Eastern spruce gall aphid is an introduced species from Europe.


The feeding of these adelgids on the tender stems of spruce and fir causes deformed sections, similar in appearance to cones or pineapples, which distort the stems and stunt the growth, usually girdling the stem at that point. A continuing infestation on a tree will seriously disfigure it, weaken it, and make it more susceptible to attack by other insect pests. Immature aphids overwinter in crevices in the bark of the tree, and in early spring mature to adults with wings. These now lay eggs on the new twigs, and these new nymphs begin feeding near the base of new buds, causing the tissues at that point to swell and form the gall, inside which the nymphs continue feeding, now protected by the gall. This generation matures, emerges as winged adults in late summer which may migrate to new host trees, lay eggs, and the resulting nymphs from these eggs overwinter for the next year.


I.D. is usually done from the gall, which may be up to 3 inches long and has the distinctive cone or pineapple appearance and a yellow-orange color. These are found at the tips of branches. The aphid itself is a “wooly” aphid, which covers itself with a layer of long, powdery white wax.

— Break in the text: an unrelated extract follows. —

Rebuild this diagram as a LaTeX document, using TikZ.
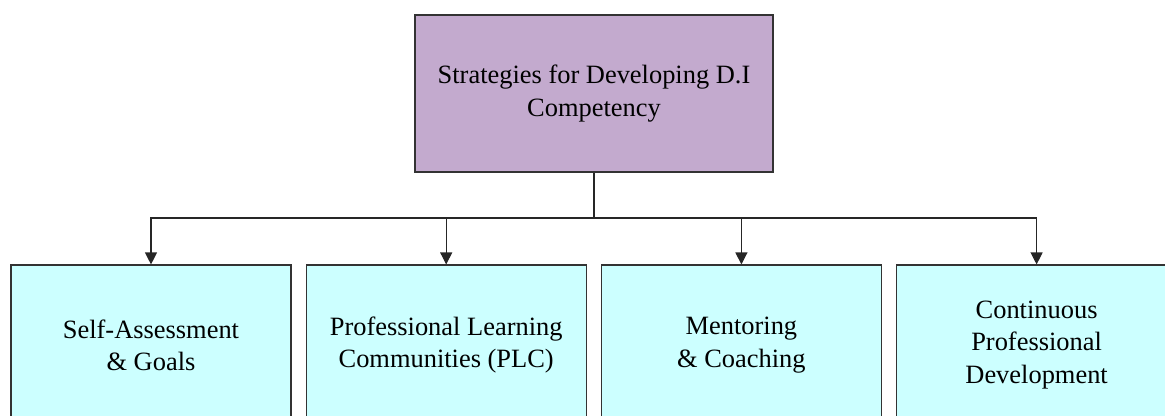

Characteristicts Important to Control:

On small trees physical removal of the galls early in the summer will be helpful, but on larger trees is impractical. Dormant oil applications to the trunks and stems of the trees in late winter will smother over-wintering nymphs, with care NOT to spray the foliage of blue spruce, as the oil will discolor the tree. Contact insecticides can be applied to coincide with emergence of new nymphs at about the time new buds are forming on the tree. Once galls have formed the insects will not be affected by pesticides. A fall application of a contact insecticide, to the trunks and stems, will be effective in killing nymphs that have moved into crevices for the winter.